Нетерпимость к языку молодежи — из той же серии. Подростки во все времена старались говорить на языке, отличающемся от языка их родителей. Какие-то модные словечки ушли сразу, как только подростки стали взрослыми. А какие-то вошли в язык, и мы вряд ли догадаемся, что когда-то они резали слух. Например, в середине прошлого века молодые люди начали использовать при прощании слово «пока», и сам Чуковский говорит, что был возмущен этим и никогда бы не смог использовать это слово в своей речи. Сейчас же «пока» — совершенно привычно, и мы скорее раздражаемся на приветствие «хай» или жуткое для меня «вечер в хату». Вот еще пара примеров из того времени. Многие люди в 60х годах возмущались, что слово «зачитал» используют в значении «прочел вслух», потому что раньше оно значило «взял почитать и не отдал». Взрослым людям того времени также резало слух, что молодежь стала использовать слово «переживаю» в значении «я волнуюсь», хотя раньше было принято использовать его только в словосочетаниях, например, «я переживаю горе» или «я переживаю радость». Эти формы прошли проверку временем, в отличие от слов кадришка (девушка), вшендяпился (влюбился), дает копоти (впечатляет). И умерли эти слова не из-за того, что старики хватались за сердце, а в ходе естественного развития языка. Так что не стоит бояться уродливых интернет-словечек. Либо они станут привычными и не будут казаться уродливыми, либо просто исчезнут вместе с поколением, которое их использовало.
Корней Чуковский убедительно показывает, что русский язык прекрасно справляется как с засилием новых иностранных и сленговых слов, так и с изменением старых. И все это благодаря тому, что у нас есть мощная база литературного языка, изменения в которой очень невелики. Именно через приобщение к классической литературе, а также к творчеству лучших современных писателей, можно выработать вкус и языковое чутье, которое позволит намного легче переносить изменение языка, относиться к этому процессу с интересом и пониманием. Так что, друзья, давайте меньше гоняться за языковой чистотой других людей, и больше заботиться о личном развитии, приобщаясь к лучшим носителям языка, начиная с Пушкина, заканчивая, например, Татьяной Толстой. Спасибо за внимание, до связи!

4 comments

  1. Отличный материал по теме изменчивости языка. Точно, частенько ловлю себя на мысли, что засилие иностранных слов тяготит и режет слух в профессиональной деятельности, а тем более в жизни. Особенно, когда есть русские аналоги, и новое слово не несет в себе никакого нового смысла, вступает в силу закон сохранения нажитого. Но действительно, новые технологии рождают и новые слова. И этот процесс неостановим. И про подростков именно так — они во все времена будут хотеть делать иначе, чем их родители. Это и есть движение.
    Сейчас обсуждают очень бурно проблемы школьного образования, его реформирования. Пытаются остановить или притормозить процесс внедрения цифровизации в систему образования. Не понимая, что это процесс объективный, поэтому все равно пробьет дорогу. Только невероятные усилия тратятся впустую, а по большому счету мешают движению вперед. Главное, что эта борьба за форму обходит стороной содержание обучения — о котором нужно думать тоже не меньше. Все это примеры борьбы людей против незнакомого, непривычного, непонятного и неизвестно для многих для чего нужного. Такое извечное язычество, боязнь неизвестности.

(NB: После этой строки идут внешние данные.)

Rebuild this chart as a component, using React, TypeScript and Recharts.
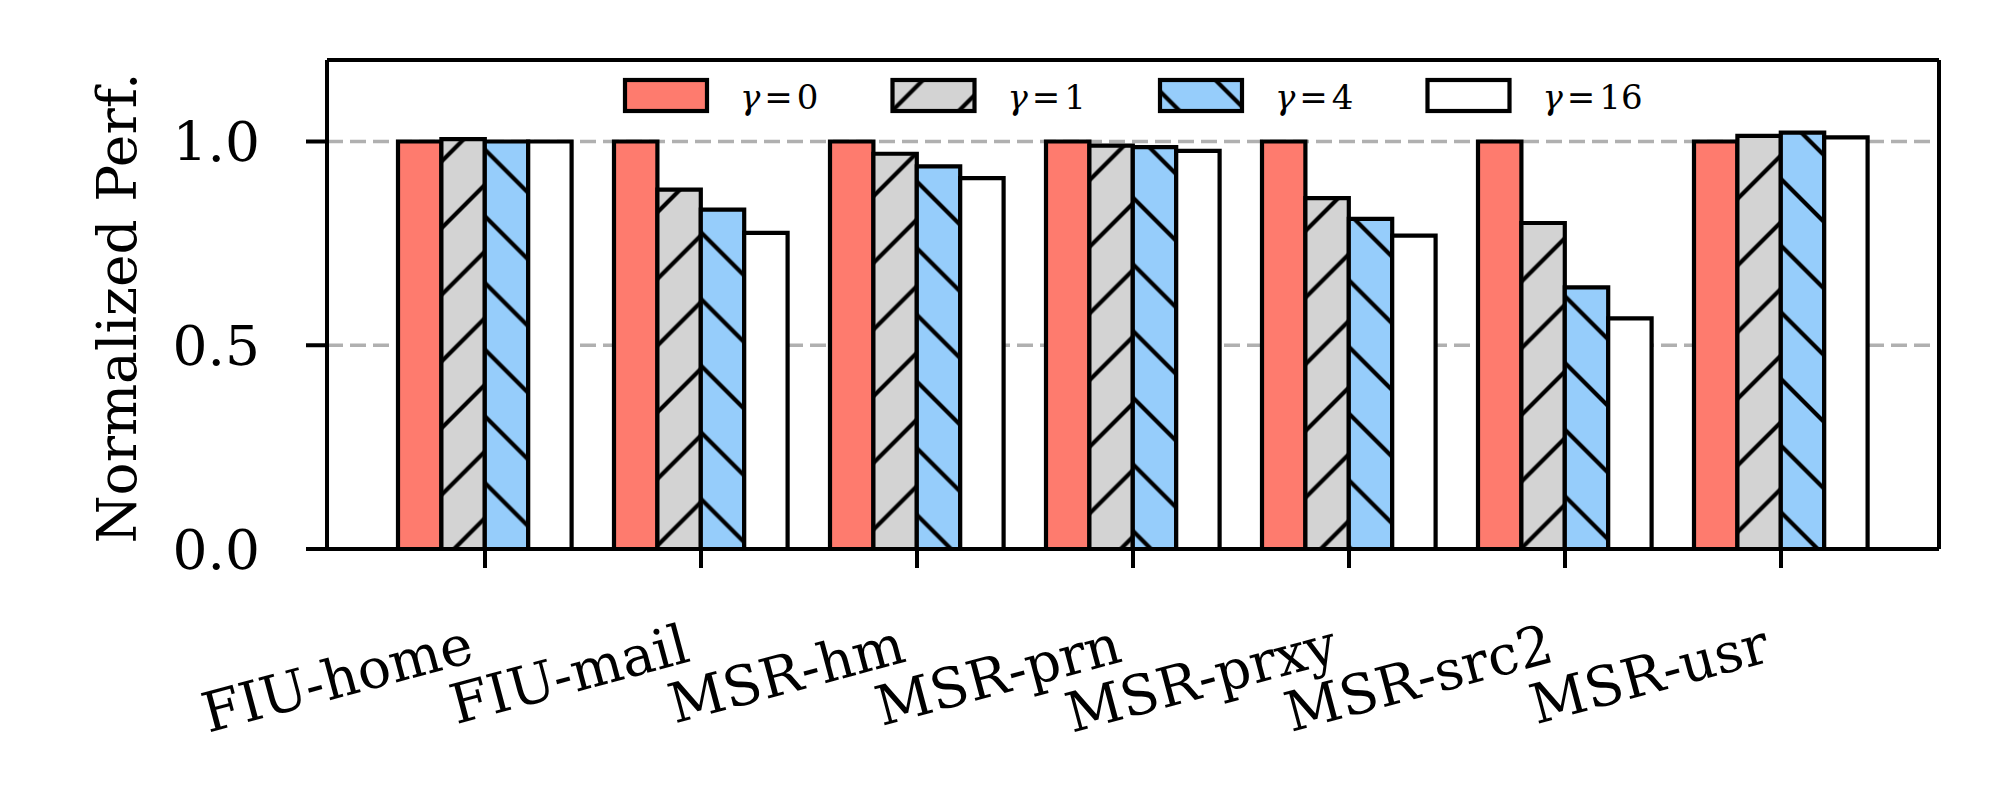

    • Любовь, а что Вы думаете насчет финского образования? Меня эта тема тоже очень волнует, хоть своих детей и нет. Читая о финских школах, я думаю о том, что это достойный вариант в наше время перемен, но понимаю, что моя оценка поверхностна, я с детьми не общаюсь, и не в полной мере понимаю, с какими они сейчас проблемами сталкиваются.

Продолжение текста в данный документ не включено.